Start MATERIAL
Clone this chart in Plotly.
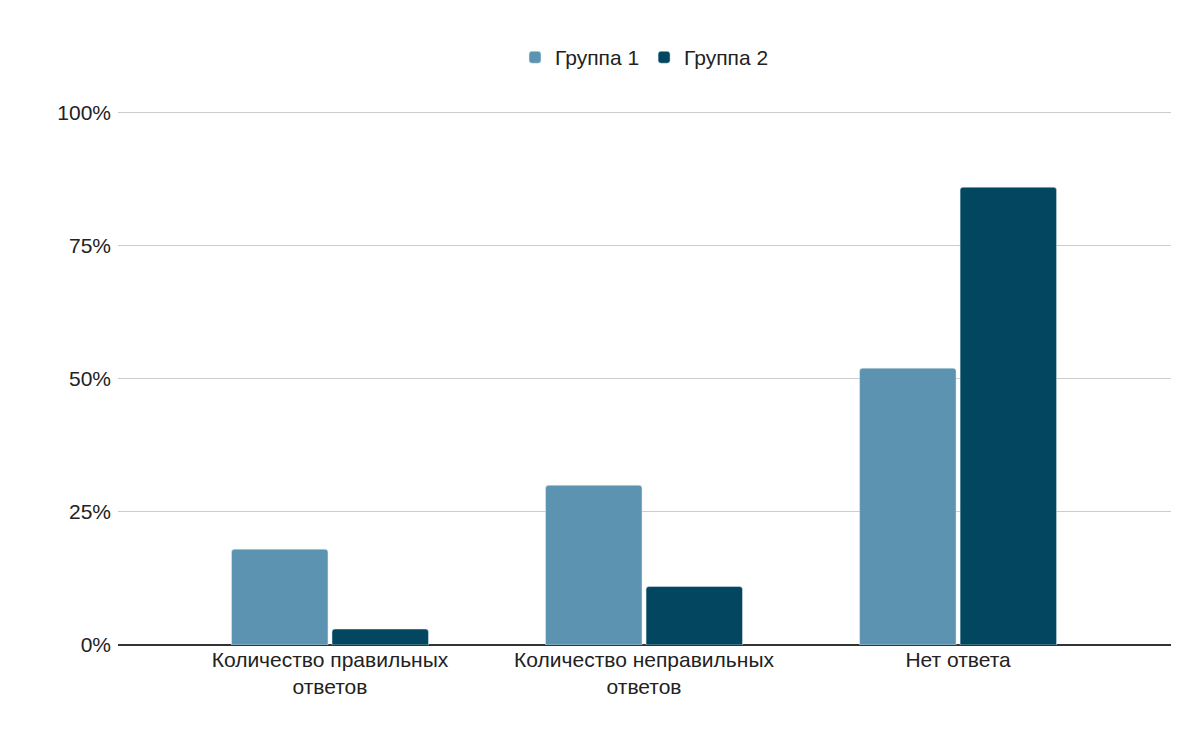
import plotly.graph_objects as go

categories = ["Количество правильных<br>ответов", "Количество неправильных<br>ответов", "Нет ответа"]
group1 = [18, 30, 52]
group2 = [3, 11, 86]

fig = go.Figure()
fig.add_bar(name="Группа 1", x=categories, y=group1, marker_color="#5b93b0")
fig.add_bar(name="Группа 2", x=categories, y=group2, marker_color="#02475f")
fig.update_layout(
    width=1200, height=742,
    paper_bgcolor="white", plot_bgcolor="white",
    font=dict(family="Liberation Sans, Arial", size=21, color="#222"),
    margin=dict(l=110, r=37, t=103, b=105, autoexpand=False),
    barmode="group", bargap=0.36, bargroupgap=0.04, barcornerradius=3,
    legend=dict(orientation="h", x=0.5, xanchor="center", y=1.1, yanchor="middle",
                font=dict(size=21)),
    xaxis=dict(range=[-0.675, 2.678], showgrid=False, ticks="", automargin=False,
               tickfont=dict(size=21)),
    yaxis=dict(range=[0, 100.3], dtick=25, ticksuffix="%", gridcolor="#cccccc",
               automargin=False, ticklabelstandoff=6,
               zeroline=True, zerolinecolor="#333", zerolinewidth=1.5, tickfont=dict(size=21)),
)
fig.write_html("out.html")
End MATERIAL
■ **PROBLEM TO WORK ON**: From the opening line of the listing above through the line bearing "group2 = [3, 11, 86]", repeat each line exactly. Drop every picture.

■ **REPLY TO THE TASK**:
Clone this chart in Plotly.
import plotly.graph_objects as go

categories = ["Количество правильных<br>ответов", "Количество неправильных<br>ответов", "Нет ответа"]
group1 = [18, 30, 52]
group2 = [3, 11, 86]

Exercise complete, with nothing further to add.